Security posture
An honest map for IT reviewers
We will not pretend the prototype is what the production fortress will be. This page tells you exactly where on the maturity curve we are today, and what is on the next ticket.
Shipped today
Authentication
Email + Google sign-in. MFA enrollment available. 15-minute idle auto-logout.
Encrypted at rest & in transit
AES-256 at rest, TLS 1.2+ in transit, enforced by the managed Postgres provider.
Row-level security
Every table is RLS-locked. Nurses see only their own rows; admins gated by a separate roles table.
Cryptographic Approve & Sign
Every signed chart stores a SHA-256 hash binding AI output, final text, license ID, user ID, IP, and timestamp.
Append-only audit log
No UPDATE or DELETE policies exist on the audit table. Immutability enforced at the database, not just the app.
Server-side license gate
Signing is rejected server-side if the caller's RN license is not in 'verified' status. UI checks alone are not trusted.
On the roadmap
BAA-covered LLM endpoint
Swap the demo AI gateway for Azure OpenAI or AWS Bedrock under a signed BAA. The aiProvider interface is already abstracted.
Real Nursys API integration
Replace the manual review queue with live Nursys calls (state, license number, identity, encumbrance status).
AWS Comprehend Medical
Replace the regex PHI redaction with clinical-grade de-identification.
SOC 2 Type I & II
Vanta/Drata-driven controls, third-party pen test, annual audit.
Out of scope for the prototype
Real PHI ingestion
Site-wide non-dismissible banner forbids it. Synthetic data only until the BAA stack is live.
Mobile native apps
Web-first. Mobile follows once the security baseline is certified.
EMR write-back
Read-only synthesis for now. Direct Epic / Cerner integrations come after pilot validation.

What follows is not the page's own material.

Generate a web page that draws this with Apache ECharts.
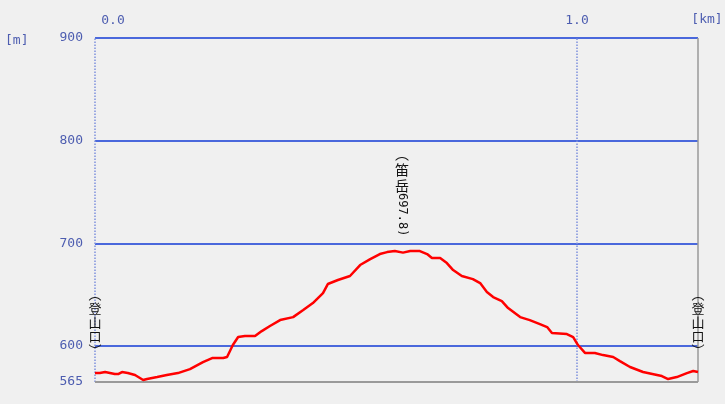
<!DOCTYPE html>
<html>
<head>
<meta charset="utf-8">
<script src="https://cdn.jsdelivr.net/npm/echarts@6/dist/echarts.min.js"></script>
<style>
html,body{margin:0;padding:0;background:#f0f0f0;}
#c{width:725px;height:404px;}
</style>
</head>
<body>
<div id="c"></div>
<script>
// distance along the route [km]
const dist = [0, 0.010, 0.021, 0.031, 0.041, 0.048, 0.056, 0.068, 0.083, 0.100, 0.108, 0.129, 0.149, 0.172, 0.197, 0.224, 0.243, 0.266, 0.274, 0.286, 0.297, 0.311, 0.332, 0.346, 0.363, 0.384, 0.411, 0.432, 0.452, 0.473, 0.483, 0.504, 0.529, 0.550, 0.571, 0.591, 0.606, 0.622, 0.639, 0.654, 0.674, 0.689, 0.699, 0.716, 0.730, 0.743, 0.761, 0.784, 0.799, 0.813, 0.826, 0.844, 0.857, 0.882, 0.902, 0.923, 0.938, 0.948, 0.979, 0.992, 1.002, 1.017, 1.037, 1.054, 1.075, 1.089, 1.110, 1.137, 1.166, 1.176, 1.189, 1.207, 1.228, 1.241, 1.251];
// elevation [m]
const elev = [573.7, 573.7, 574.7, 573.7, 572.7, 572.7, 574.7, 573.7, 571.8, 566.9, 567.9, 569.8, 571.8, 573.7, 577.6, 584.4, 588.3, 588.3, 589.3, 601.0, 608.8, 609.7, 609.7, 614.6, 619.5, 625.3, 628.2, 635.1, 641.9, 651.6, 660.4, 664.3, 668.2, 678.9, 684.7, 689.6, 691.5, 692.5, 691.0, 692.5, 692.5, 689.6, 685.7, 685.7, 680.8, 674.0, 668.2, 665.2, 661.3, 652.6, 647.7, 643.8, 637.0, 628.2, 625.3, 621.4, 618.5, 612.7, 611.7, 608.8, 601.0, 593.2, 593.2, 591.2, 589.3, 585.4, 579.6, 574.7, 571.8, 570.8, 567.9, 569.8, 573.7, 575.7, 574.7];
// axes
const xMin = 0, xMax = 1.251;
const yMin = 565, yMax = 900;
const xTicks = [0, 1];
const yTicks = [565, 600, 700, 800, 900];
const yGrid = [600, 700, 800, 900];
const xUnit = '[km]', yUnit = '[m]';
// annotations
const endLabel = '登山口';
const peakName = '笛岳';
const peakElevText = '697.8';
const peakDist = 0.637;
const peakElev = 692.5;

const axisColor = '#4d5db0';
const monoFont = '"DejaVu Sans Mono", "Liberation Mono", monospace';

const chart = echarts.init(document.getElementById('c'), null, {renderer: 'canvas'});
const data = dist.map((d, i) => [d, elev[i]]);

chart.setOption({
  backgroundColor: '#f0f0f0',
  animation: false,
  grid: {left: 95, right: 27, top: 38, bottom: 22},
  xAxis: {
    type: 'value', position: 'top', min: xMin, max: xMax, interval: 1,
    axisLine: {show: false}, axisTick: {show: false}, splitLine: {show: false},
    axisLabel: {
      showMaxLabel: false, margin: 11, color: axisColor, fontFamily: monoFont, fontSize: 13,
      formatter: v => v === 0 ? '{z|' + v.toFixed(1) + '}' : '{n|' + v.toFixed(1) + '}',
      rich: {
        z: {padding: [0, 0, 0, 36], color: axisColor, fontFamily: monoFont, fontSize: 13},
        n: {color: axisColor, fontFamily: monoFont, fontSize: 13}
      }
    }
  },
  yAxis: {
    type: 'value', min: yMin, max: yMax,
    axisLine: {show: false}, axisTick: {show: false}, splitLine: {show: false},
    axisLabel: {customValues: yTicks, margin: 12, color: axisColor, fontFamily: monoFont, fontSize: 13}
  },
  series: [
    {
      type: 'line', data: [], z: 1, silent: true,
      markLine: {
        silent: true, symbol: 'none', label: {show: false}, animation: false,
        data: [
          ...yGrid.map(v => ({yAxis: v, lineStyle: {color: '#4a68dc', width: 2, type: 'solid'}})),
          ...xTicks.map(v => ({xAxis: v, lineStyle: {color: '#7d90dc', width: 1.5, type: 'dotted'}})),
          {yAxis: yMin, lineStyle: {color: '#9a9a9a', width: 2, type: 'solid'}},
          {xAxis: xMax, lineStyle: {color: '#9a9a9a', width: 1.5, type: 'solid'}}
        ]
      }
    },
    {
      type: 'line', data: data, z: 5, showSymbol: false, symbol: 'none',
      lineStyle: {color: '#ff0000', width: 2.5}, silent: true
    }
  ]
});

const p0 = chart.convertToPixel({gridIndex: 0}, [xMin, 623]);
const p1 = chart.convertToPixel({gridIndex: 0}, [xMax, 623]);
const pk = chart.convertToPixel({gridIndex: 0}, [peakDist, peakElev]);
const cjk = '"Noto Sans CJK JP", "Noto Sans CJK SC", sans-serif';
const endText = '︵\n' + endLabel.split('').join('\n') + '\n︶';

chart.setOption({
  graphic: [
    {type: 'text', x: 5, y: 41, style: {text: yUnit, fill: axisColor, font: '13px ' + monoFont, verticalAlign: 'middle', align: 'left'}},
    {type: 'text', x: 707, y: 20, style: {text: xUnit, fill: axisColor, font: '13px ' + monoFont, verticalAlign: 'middle', align: 'center'}},
    {type: 'text', x: p0[0], y: p0[1], z: 10, style: {text: endText, fill: '#111', font: '13px ' + cjk, lineHeight: 14, align: 'center', verticalAlign: 'middle'}},
    {type: 'text', x: p1[0], y: p1[1], z: 10, style: {text: endText, fill: '#111', font: '13px ' + cjk, lineHeight: 14, align: 'center', verticalAlign: 'middle'}},
    {type: 'text', x: pk[0], y: pk[1] - 105, z: 10, style: {text: '︵\n' + peakName.split('').join('\n'), fill: '#111', font: '14px ' + cjk, lineHeight: 16, align: 'center', verticalAlign: 'top'}},
    {type: 'text', x: pk[0], y: pk[1] - 58, rotation: -Math.PI / 2, z: 10, style: {text: peakElevText + ')', fill: '#111', font: '12px ' + monoFont, align: 'left', verticalAlign: 'middle'}}
  ]
});
</script>
</body>
</html>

The Liability Engine in one paragraph
When a nurse clicks Approve & Sign, the server computes a SHA-256 hash of the AI output, the final edited text, the verified RN license ID, the user ID, the timestamp, and the IP address. That hash is stored in a row that nothing — not even a future admin — can update or delete, because the audit table has no UPDATE or DELETE RLS policies. This is the legal firewall the BYOL model rests on.